Civil war delayed by 10 years

how about a 9 year delay, so it coincides with the franco-prussian war?

that could ad some interesting political twists

If there is a Franco-Prussian War.

It occurs to me that if there's no ACW going on, Napoleon III won't be able to install Maximilian in Mexico. So unless he finds another throne before 1870 (and the supply is limited) he'll then be an obvious choice for the throne of Spain. So no Hohenzollern candidature and probably no FPW, unless it can be triggered by something else.
 
It wouldn't even be a civil war.

Just a bunch of hicks causing trouble and then put down by the US.

I honestly think that's a pretty good summary of the scenario. The longer the Civil War is delayed the less of a fight it will be. Ten years is enough that the largest war possible will still resemble the Canadian rebellions more than OTL's Civil War.
 
The ACW was hardly the first total war, there had already been plenty of wars in which the civilian population was a legitimate target and saw the mobilisation of all resources for the war effort.

Civilians have been targeted since the Old Stone Age. That wasn't my point. But I am curious as to what war you would see pre-ACW as one that involved the full mobilization of all resources, the entire economy, and populace?

Not sure I follow. Afaics, slaves in transit will be recoverable if they do a runner, as they would be had they fled from a Slave to a Free State, but I don't really see why Lemmon would take that much more enforcing than the FSL did.

It's hardly going to bring slaves into the North in any numbers, so Northern farmers aren't going to have to compete with slave labour on any scale. I agree it will cause a lot of unnecessary irritation, but compared with Kansas-Nebraska it's just an annoyance.

If the Kansas Constitution is moot, it's passing strange that the South pushed so hard to get Lecompton passed. They obviously thought it mattered. But I don't see how either DS or Lemmon will help much if all a State's Sheriffs etc are antislavery. Whatever the law may say, very few slaveholders are going to take expensive property there in such circs.

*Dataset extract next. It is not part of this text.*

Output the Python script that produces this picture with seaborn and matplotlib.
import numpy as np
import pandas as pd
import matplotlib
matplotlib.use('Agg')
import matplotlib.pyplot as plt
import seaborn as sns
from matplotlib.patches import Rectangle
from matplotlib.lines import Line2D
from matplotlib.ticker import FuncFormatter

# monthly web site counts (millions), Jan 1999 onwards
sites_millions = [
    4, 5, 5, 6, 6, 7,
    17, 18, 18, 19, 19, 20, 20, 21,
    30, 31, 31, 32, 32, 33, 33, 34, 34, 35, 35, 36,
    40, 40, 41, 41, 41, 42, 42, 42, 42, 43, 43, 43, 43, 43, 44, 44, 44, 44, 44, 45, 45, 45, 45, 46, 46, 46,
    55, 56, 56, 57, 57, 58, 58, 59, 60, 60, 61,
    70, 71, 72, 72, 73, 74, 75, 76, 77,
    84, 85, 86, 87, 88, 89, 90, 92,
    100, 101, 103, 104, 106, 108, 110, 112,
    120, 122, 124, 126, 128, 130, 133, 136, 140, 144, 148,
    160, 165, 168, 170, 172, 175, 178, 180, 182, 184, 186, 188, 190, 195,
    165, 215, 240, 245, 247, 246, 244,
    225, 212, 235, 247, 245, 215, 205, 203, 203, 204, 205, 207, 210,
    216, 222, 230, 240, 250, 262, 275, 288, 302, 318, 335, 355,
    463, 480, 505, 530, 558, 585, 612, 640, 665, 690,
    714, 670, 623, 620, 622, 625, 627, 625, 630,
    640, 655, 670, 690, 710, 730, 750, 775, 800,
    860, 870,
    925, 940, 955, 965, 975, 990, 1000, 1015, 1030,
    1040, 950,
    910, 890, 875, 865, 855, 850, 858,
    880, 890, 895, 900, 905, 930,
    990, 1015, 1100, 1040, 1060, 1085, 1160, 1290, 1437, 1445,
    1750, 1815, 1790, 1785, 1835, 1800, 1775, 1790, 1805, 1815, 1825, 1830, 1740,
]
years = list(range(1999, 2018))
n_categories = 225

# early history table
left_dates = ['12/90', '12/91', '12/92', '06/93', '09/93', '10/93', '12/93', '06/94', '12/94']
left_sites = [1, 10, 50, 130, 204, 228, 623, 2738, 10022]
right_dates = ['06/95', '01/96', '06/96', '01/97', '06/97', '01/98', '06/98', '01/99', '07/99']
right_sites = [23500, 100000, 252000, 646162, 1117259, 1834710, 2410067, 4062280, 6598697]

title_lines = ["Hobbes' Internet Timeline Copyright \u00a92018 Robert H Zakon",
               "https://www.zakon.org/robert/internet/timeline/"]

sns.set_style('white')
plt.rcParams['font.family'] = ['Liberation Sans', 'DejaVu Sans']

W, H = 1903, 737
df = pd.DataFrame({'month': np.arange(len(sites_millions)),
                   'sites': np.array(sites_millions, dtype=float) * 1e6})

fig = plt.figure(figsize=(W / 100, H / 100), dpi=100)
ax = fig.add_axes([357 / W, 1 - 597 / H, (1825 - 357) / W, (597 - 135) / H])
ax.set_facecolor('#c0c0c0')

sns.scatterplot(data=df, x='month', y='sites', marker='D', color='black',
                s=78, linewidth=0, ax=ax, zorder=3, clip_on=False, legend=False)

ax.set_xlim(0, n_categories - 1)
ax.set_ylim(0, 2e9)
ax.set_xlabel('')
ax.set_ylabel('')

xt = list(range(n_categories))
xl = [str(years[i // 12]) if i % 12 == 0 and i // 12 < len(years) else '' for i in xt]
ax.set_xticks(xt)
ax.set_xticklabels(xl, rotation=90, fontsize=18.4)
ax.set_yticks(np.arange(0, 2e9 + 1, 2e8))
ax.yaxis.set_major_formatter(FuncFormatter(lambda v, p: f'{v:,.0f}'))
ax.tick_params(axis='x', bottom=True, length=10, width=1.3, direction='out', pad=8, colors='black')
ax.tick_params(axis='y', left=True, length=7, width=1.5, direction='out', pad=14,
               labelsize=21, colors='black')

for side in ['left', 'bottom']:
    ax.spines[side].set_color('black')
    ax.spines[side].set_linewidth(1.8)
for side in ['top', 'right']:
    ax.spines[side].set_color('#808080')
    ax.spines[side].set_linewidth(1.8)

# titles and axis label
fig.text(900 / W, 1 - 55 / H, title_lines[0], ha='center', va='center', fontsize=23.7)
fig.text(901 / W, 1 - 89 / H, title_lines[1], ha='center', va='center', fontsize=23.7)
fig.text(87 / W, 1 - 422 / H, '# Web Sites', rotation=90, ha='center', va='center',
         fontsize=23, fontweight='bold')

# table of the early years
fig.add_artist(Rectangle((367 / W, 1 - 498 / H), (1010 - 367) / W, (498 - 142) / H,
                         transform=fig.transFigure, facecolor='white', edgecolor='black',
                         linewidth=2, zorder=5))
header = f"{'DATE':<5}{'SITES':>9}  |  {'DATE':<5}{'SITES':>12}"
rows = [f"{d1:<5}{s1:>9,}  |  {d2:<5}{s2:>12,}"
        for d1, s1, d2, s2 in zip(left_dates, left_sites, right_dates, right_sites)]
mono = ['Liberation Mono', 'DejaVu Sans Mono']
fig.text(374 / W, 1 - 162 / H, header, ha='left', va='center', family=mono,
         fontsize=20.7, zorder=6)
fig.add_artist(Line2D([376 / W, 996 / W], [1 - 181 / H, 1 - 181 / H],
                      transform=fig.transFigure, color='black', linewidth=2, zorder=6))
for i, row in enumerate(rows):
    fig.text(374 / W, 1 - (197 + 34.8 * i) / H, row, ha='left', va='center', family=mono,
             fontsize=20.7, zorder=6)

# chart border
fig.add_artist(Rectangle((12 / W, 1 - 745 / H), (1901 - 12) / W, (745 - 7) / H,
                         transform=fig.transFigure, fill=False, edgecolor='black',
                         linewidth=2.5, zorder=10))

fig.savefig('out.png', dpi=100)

I'm sorry I don't have the source or remember the precise details of the case,:eek: but in this period post-Scott there was a family of runaways who were captured and ordered returned to their Southern owners (IDK, but it might have happened in Massachusetts:eek:) by a Federal judge. To force the return required a large number of Federal troops to get the family to a ship in the face of mass protests. The entire enterprise (I do remember this quite clearly) cost $100,000!:rolleyes: Your tax dollars at work...:p
 
I'm sorry I don't have the source or remember the precise details of the case,:eek: but in this period post-Scott there was a family of runaways who were captured and ordered returned to their Southern owners (IDK, but it might have happened in Massachusetts:eek:) by a Federal judge. To force the return required a large number of Federal troops to get the family to a ship in the face of mass protests. The entire enterprise (I do remember this quite clearly) cost $100,000!:rolleyes: Your tax dollars at work...:p


You're probably thinking of Anthony Burns in 1854.

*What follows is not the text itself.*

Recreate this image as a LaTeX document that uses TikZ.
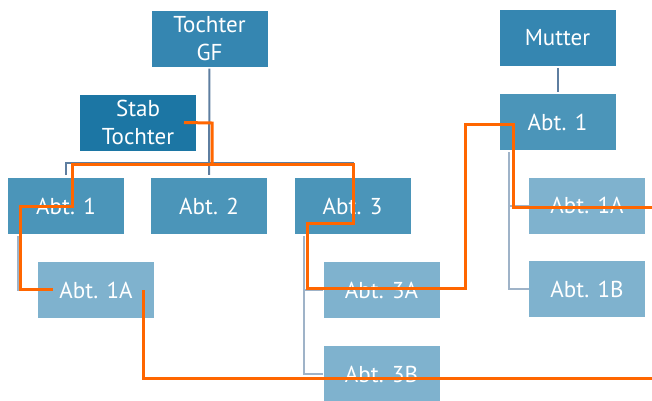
\documentclass[tikz,border=0pt]{standalone}
\usepackage{fontspec}
\setmainfont{PT Sans}
\usetikzlibrary{positioning, calc}
\definecolor{topblue}{HTML}{3586B1}
\definecolor{stabblue}{HTML}{1C76A4}
\definecolor{midblue}{HTML}{4B95B9}
\definecolor{lowblue}{HTML}{7FB2CE}
\definecolor{linedark}{HTML}{5E7EA0}
\definecolor{linelight}{HTML}{9FB3C8}
\definecolor{hiorange}{HTML}{FF6600}

\begin{document}
\begin{tikzpicture}[
  x=1pt, y=-1pt,
  obox/.style={fill=#1, text=white, minimum width=116pt, minimum height=56pt, align=center, inner sep=2pt, font=\fontsize{23}{28}\selectfont},
  tline/.style={draw=linedark, line width=2pt},
  sline/.style={draw=linelight, line width=2pt},
  hilite/.style={draw=hiorange, line width=3pt}
]
  \useasboundingbox (0,0) rectangle (652,400);
  % Tochter
  \node[obox=topblue] (gf) at (209.5,38.5) {Tochter\\GF};
  \node[obox=stabblue] (stab) at (138,122.5) {Stab\\Tochter};
  \node[obox=midblue] (abtA) at (66,206) {Abt. 1};
  \node[obox=midblue] (abtB) at (209,206) {Abt. 2};
  \node[obox=midblue] (abtC) at (352.5,206) {Abt. 3};
  \node[obox=lowblue] (abtAa) at (96,290) {Abt. 1A};
  \node[obox=lowblue] (abtCa) at (381.5,290) {Abt. 3A};
  \node[obox=lowblue] (abtCb) at (381.5,374) {Abt. 3B};
  % Mutter
  \node[obox=topblue] (mutter) at (557.5,38) {Mutter};
  \node[obox=midblue] (mabt) at (557.5,122) {Abt. 1};
  \node[obox=lowblue] (mabtA) at (587,205.5) {Abt. 1A};
  \node[obox=lowblue] (mabtB) at (587,289) {Abt. 1B};

  \draw[tline, shorten <=2pt, shorten >=3pt] (gf) -- (abtB);
  \draw[tline, shorten <=3pt, shorten >=3pt] (abtA.north) |- ($(gf.south)+(0,96)$) -| (abtC.north);
  \draw[tline, shorten <=2pt, shorten >=2pt] (mutter) -- (mabt);
  \draw[sline] ($(abtA.south west)+(10,2)$) |- (abtAa.west);
  \draw[sline] ($(abtC.south west)+(10,2)$) |- (abtCa.west);
  \draw[sline] ($(abtC.south west)+(10,2)$) |- (abtCb.west);
  \draw[sline] ($(mabt.south west)+(10,2)$) |- (mabtA.west);
  \draw[sline] ($(mabt.south west)+(10,2)$) |- (mabtB.west);

  % orange route
  \coordinate (outA) at (652,207);
  \coordinate (outB) at (652,378);
  \draw[hilite] ($(abtAa.west)+(15,-1)$) -- (20,289) -- (20,206) -- (72,206) -- (72,164)
    -- (353,164) -- (353,223) -- (307,223) -- (307,288) -- (465,288) -- (465,124)
    -- (513,124) -- (513,207) -- (outA);
  \draw[hilite] ($(stab.center)+(46,0)$) -- (212,123) -- (212,164);
  \draw[hilite] ($(abtAa.center)+(47,0)$) -- (143,378) -- (outB);
\end{tikzpicture}
\end{document}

My point, though, was that for every such case there were many more where the slave concerned was simply taken back without much trouble - ie most northerners most of the time seem to have obeyed the law. And whilst the matter never came to a test, I suspect the same would have been true (following a Lemmon decision) in the case of slaves who tried to escape whilst accompanying their masters to Saratoga Springs or wherever.

Afaics, the Territorial issue had pretty much reached its limit. Even had Breckinridge been elected, the US Army in 1861 was only about 16,000 men - far too small to enforce a Federal slave code even in the unlikely event of Congress enacting one. Nor can I easily imagine a Congress with a Northern majority agreeing to pay for a larger army if it was likely to be employed for such a purpose. Any such attempt would have failed as Radical Reconstruction was to fail, and for the same reason - insufficient military manpower.

In short, the North had won its essential point. There was no danger of any Slave states being erected in Nebraska, the Dakotas or points west. There might just possibly be one in New Mexico, but that was only a maybe, and in any case few Northern farmers were likely to ever want to go there, so they could live with it. There would still have been occasional fights over fugitive slaves, but that alone wasn't even remotely likely to cause a war.